Astron. Astrophys. Suppl. Ser. 138, 421-422
J.-L. Atteia1 - M. Boër1 - K. Hurley2
Send offprint request: J-L. Atteia
1 - Centre d'Étude Spatiale des Rayonnements, CNRS/UPS,
BP. 4346, 31028 Toulouse Cedex 4, France
e-mail: atteia@cesr.fr, boer@cesr.fr
2 -
University of California at Berkeley,
Space Sciences Laboratory,
Berkeley, CA 94720-7450, U.S.A.
e-mail: khurley@sunspot.ssl.berkeley.edu
Received January 21; accepted May 28, 1999
Observations of gamma-ray burst afterglows have shown that these events come from formidable explosions at cosmological distances. If the most distant GRBs seen by BATSE have redshifts of the order of 3-6 (e.g.
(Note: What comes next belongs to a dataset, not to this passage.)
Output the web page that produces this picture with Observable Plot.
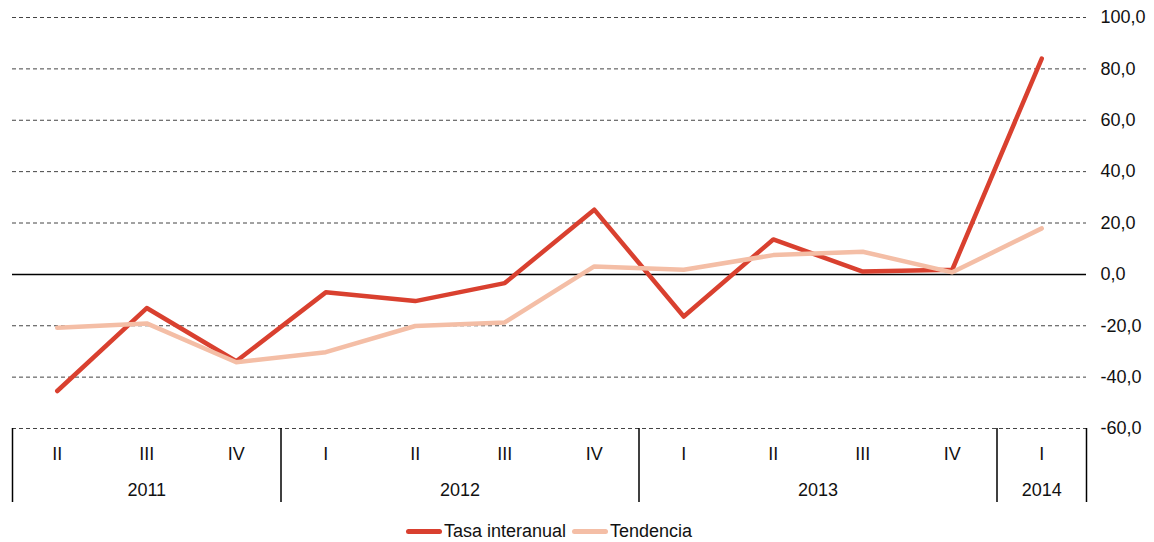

GB 971214), it is a coincidence that the bright end of the GRB intensity distribution displays the -3/2 slope expected for a Euclidean distribution of sources. We analyze nearly 10 years of continuous observation of bright GRBs with ULYSSES, in order to constrain their intensity distribution. This extensive dataset (more than 200 bursts in the "Euclidean'' part of the curve) is used to quantify the agreement of the data with the canonical slope of -3/2.